The Japanese government bonds traded nearly flat on Tuesday, despite Prime Minister Shinzo Abe's decision to delay a planned sales tax hike until October 2019, raising questions over how the central bank's massive debt purchase program is affecting the country's fiscal discipline. The yield on the benchmark 10-year bonds, which moves inversely to its price, hovered at -0.0111 marks and the yield on short-term 2-year bonds dipped ½ basis points to -0.235 percent by 06:15 GMT.
Japan’s Prime Minister pitched a plan to delay next year’s sales-tax hike to fellow ruling party members on Monday, some of whom expressed concerns that such a move would signal a failure of his policies to reflate the economy out of stagnation.
In addition, Japan’s April overall household spending improved by -0.4 percent y/y, against markets consensus of -1.3 percent, from down -5.3 percent in March.

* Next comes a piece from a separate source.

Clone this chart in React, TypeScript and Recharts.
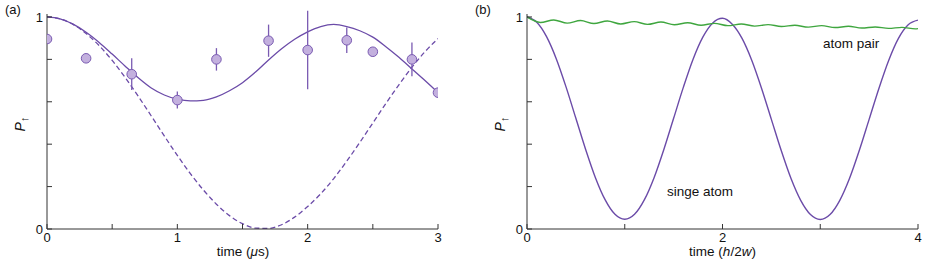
import { ComposedChart, LineChart, Line, Scatter, ErrorBar, XAxis, YAxis } from 'recharts';

// panel (a): measured points, damped fit (solid) and ideal oscillation (dashed)
const timeA = [0, 0.1, 0.2, 0.3, 0.4, 0.5, 0.6, 0.7, 0.8, 0.9, 1.0, 1.1, 1.2, 1.3, 1.4, 1.5, 1.6, 1.7, 1.8, 1.9, 2.0, 2.1, 2.2, 2.3, 2.4, 2.5, 2.6, 2.7, 2.8, 2.9, 3.0];
const fitA = [1.0, 0.991, 0.966, 0.928, 0.88, 0.825, 0.768, 0.713, 0.665, 0.632, 0.612, 0.604, 0.607, 0.623, 0.652, 0.69, 0.74, 0.797, 0.85, 0.895, 0.93, 0.955, 0.965, 0.955, 0.935, 0.905, 0.86, 0.81, 0.755, 0.7, 0.643];
const idealA = [1.0, 0.991, 0.965, 0.922, 0.865, 0.795, 0.714, 0.626, 0.533, 0.439, 0.347, 0.261, 0.184, 0.117, 0.063, 0.025, 0.004, 0.003, 0.02, 0.056, 0.106, 0.166, 0.238, 0.32, 0.408, 0.5, 0.592, 0.68, 0.763, 0.836, 0.898];
const measT = [0, 0.3, 0.65, 1.0, 1.3, 1.7, 2.0, 2.3, 2.5, 2.8, 3.0];
const measP = [0.896, 0.805, 0.73, 0.608, 0.8, 0.888, 0.844, 0.89, 0.836, 0.8, 0.643];
const measErr = [0, 0, 0.075, 0.04, 0.053, 0.076, 0.185, 0.06, 0, 0.08, 0];

// panel (b): single atom vs atom pair
const timeB = [0, 0.1, 0.2, 0.3, 0.4, 0.5, 0.6, 0.7, 0.8, 0.9, 1.0, 1.1, 1.2, 1.3, 1.4, 1.5, 1.6, 1.7, 1.8, 1.9, 2.0, 2.1, 2.2, 2.3, 2.4, 2.5, 2.6, 2.7, 2.8, 2.9, 3.0, 3.1, 3.2, 3.3, 3.4, 3.5, 3.6, 3.7, 3.8, 3.9, 4.0];
const singleB = [1.0, 0.975, 0.907, 0.802, 0.669, 0.522, 0.375, 0.242, 0.137, 0.069, 0.046, 0.069, 0.137, 0.242, 0.375, 0.522, 0.669, 0.802, 0.906, 0.972, 0.994, 0.966, 0.899, 0.795, 0.663, 0.517, 0.371, 0.239, 0.135, 0.068, 0.045, 0.068, 0.135, 0.239, 0.371, 0.517, 0.663, 0.795, 0.899, 0.963, 0.985];
const pairT = [0, 0.137, 0.274, 0.411, 0.548, 0.685, 0.822, 0.959, 1.096, 1.233, 1.37, 1.507, 1.644, 1.781, 1.918, 2.055, 2.192, 2.329, 2.466, 2.603, 2.74, 2.877, 3.014, 3.151, 3.288, 3.425, 3.562, 3.699, 3.836, 3.973, 4.0];
const pairB = [1.0, 0.974, 0.986, 0.971, 0.983, 0.969, 0.981, 0.967, 0.978, 0.965, 0.976, 0.963, 0.973, 0.961, 0.97, 0.959, 0.967, 0.957, 0.964, 0.955, 0.961, 0.952, 0.959, 0.95, 0.956, 0.948, 0.953, 0.946, 0.951, 0.944, 0.945];

const ticksA = [0, 0.5, 1, 1.5, 2, 2.5, 3];
const ticksB = [0, 1, 2, 3, 4];
const ticksP = [0, 0.2, 0.4, 0.6, 0.8, 1];

const fitData = timeA.map((t, i) => ({ t, p: fitA[i] }));
const idealData = timeA.map((t, i) => ({ t, p: idealA[i] }));
const measData = measT.map((t, i) => ({ t, p: measP[i], err: measErr[i] }));
const singleData = timeB.map((t, i) => ({ t, p: singleB[i] }));
const pairData = pairT.map((t, i) => ({ t, p: pairB[i] }));

const FONT = '"Liberation Sans", Arial, Helvetica, sans-serif';
const AXIS = '#333';
const PURPLE = '#6b4ba8';
const GREEN = '#3fa63f';
const tickStyle = { fontSize: 13, fill: '#111', fontFamily: FONT };

function frameAxes(domainX: number[], ticksX: number[], fmtX: (v: number) => string) {
  return [
    <XAxis key="xb" xAxisId="b" type="number" dataKey="t" domain={domainX} ticks={ticksX} interval={0}
      allowDataOverflow height={32} tickSize={-5} tickMargin={9} tickFormatter={fmtX}
      stroke={AXIS} tick={tickStyle} />,
    <XAxis key="xt" xAxisId="t" orientation="top" type="number" dataKey="t" domain={domainX} ticks={ticksX}
      interval={0} allowDataOverflow height={0} tickSize={-5} tick={false} stroke={AXIS} />,
    <YAxis key="yl" yAxisId="l" type="number" domain={[0, 1.014]} ticks={ticksP} interval={0}
      allowDataOverflow width={47} tickSize={-5} tickMargin={9}
      tickFormatter={(v: number) => (v === 0 || v === 1 ? String(v) : '')} stroke={AXIS} tick={tickStyle} />,
    <YAxis key="yr" yAxisId="r" orientation="right" type="number" domain={[0, 1.014]} ticks={ticksP}
      interval={0} allowDataOverflow width={0} tickSize={-5} tick={false} stroke={AXIS} />,
  ];
}

const Dot = (props: any) => (
  <circle cx={props.cx} cy={props.cy} r={4.8} fill="#c3b0de" stroke="#7a5bb2" strokeWidth={1} />
);
const NoDot = () => <g />;

export default function App() {
  return (
    <div style={{ position: 'absolute', left: 0, top: 0, width: 947, height: 261, background: '#fff', fontFamily: FONT }}>
      <div style={{ position: 'absolute', left: 0, top: 0 }}>
        <ComposedChart width={480} height={261} margin={{ top: 14, right: 42, bottom: 0, left: 0 }}>
          {frameAxes([0, 3], ticksA, (v) => (Number.isInteger(v) ? String(v) : ''))}
          <Line data={idealData} dataKey="p" xAxisId="b" yAxisId="l" type="monotone" stroke={PURPLE}
            strokeWidth={1.3} strokeDasharray="5 3" dot={false} isAnimationActive={false} />
          <Line data={fitData} dataKey="p" xAxisId="b" yAxisId="l" type="monotone" stroke={PURPLE}
            strokeWidth={1.3} dot={false} isAnimationActive={false} />
          {/* error bars first so the markers sit on top of them */}
          <Scatter data={measData} dataKey="p" xAxisId="b" yAxisId="l" shape={NoDot} isAnimationActive={false}>
            <ErrorBar dataKey="err" direction="y" width={0} stroke="#7a5bb2" strokeWidth={1.3} />
          </Scatter>
          <Scatter data={measData} dataKey="p" xAxisId="b" yAxisId="l" shape={Dot} isAnimationActive={false} />
        </ComposedChart>
      </div>
      <div style={{ position: 'absolute', left: 480, top: 0 }}>
        <LineChart width={467} height={261} margin={{ top: 14, right: 29, bottom: 0, left: 0 }}>
          {frameAxes([0, 4], ticksB, (v) => (v % 2 === 0 ? String(v) : ''))}
          <Line data={singleData} dataKey="p" xAxisId="b" yAxisId="l" type="monotone" stroke={PURPLE}
            strokeWidth={1.4} dot={false} isAnimationActive={false} />
          <Line data={pairData} dataKey="p" xAxisId="b" yAxisId="l" type="monotone" stroke={GREEN}
            strokeWidth={1.4} dot={false} isAnimationActive={false} />
        </LineChart>
      </div>
      <svg width={947} height={261} style={{ position: 'absolute', left: 0, top: 0, pointerEvents: 'none' }}
        fontFamily={FONT} fill="#111">
        <text x={5} y={14} fontSize={13}>(a)</text>
        <text x={475} y={14} fontSize={13}>(b)</text>
        <text transform="translate(25,124) rotate(-90)" fontSize={14} textAnchor="middle">
          <tspan fontStyle="italic">P</tspan><tspan fontSize={11} dy={3}>↑</tspan>
        </text>
        <text transform="translate(505,124) rotate(-90)" fontSize={14} textAnchor="middle">
          <tspan fontStyle="italic">P</tspan><tspan fontSize={11} dy={3}>↑</tspan>
        </text>
        <text x={243} y={256} fontSize={13.5} textAnchor="middle">
          time (<tspan fontStyle="italic">μ</tspan>s)
        </text>
        <text x={722.5} y={256} fontSize={13.5} textAnchor="middle">
          time (<tspan fontStyle="italic">h</tspan>/2<tspan fontStyle="italic">w</tspan>)
        </text>
        <text x={823} y={48} fontSize={13.5}>atom pair</text>
        <text x={667} y={196} fontSize={13.5}>singe atom</text>
      </svg>
    </div>
  );
}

However, it is up 0.2 percent m/m. Meanwhile, consumer sentiment has fallen with the impact of share price slides and April earthquakes. On the other hand, April jobless rate stood at 3.2 percent (consensus was for 3.2 percent) from 3.2 percnet in March. Also, April job-to-applicant ratio rose to 1.34, against market expectation of 1.30, from 1.30 in March. This marked the highest ratio since November 1991.
On Friday, the Fed Chair Yellen on Friday said that if economic gains continue and if the labour market continues to improve that it is appropriate for the Fed to gradually and cautiously increase our overnight interest rate over time and probably in the coming months, such a move would be appropriate. Although lacking a time factor, this continues to point to increased support for a summer rate hike from the FOMC.
Meanwhile, the benchmark Nikkei 225 index was closed up +0.98 percent at 17,234.98, and the broader Topix index closed higher 1.01 percent to 1,379.80 points.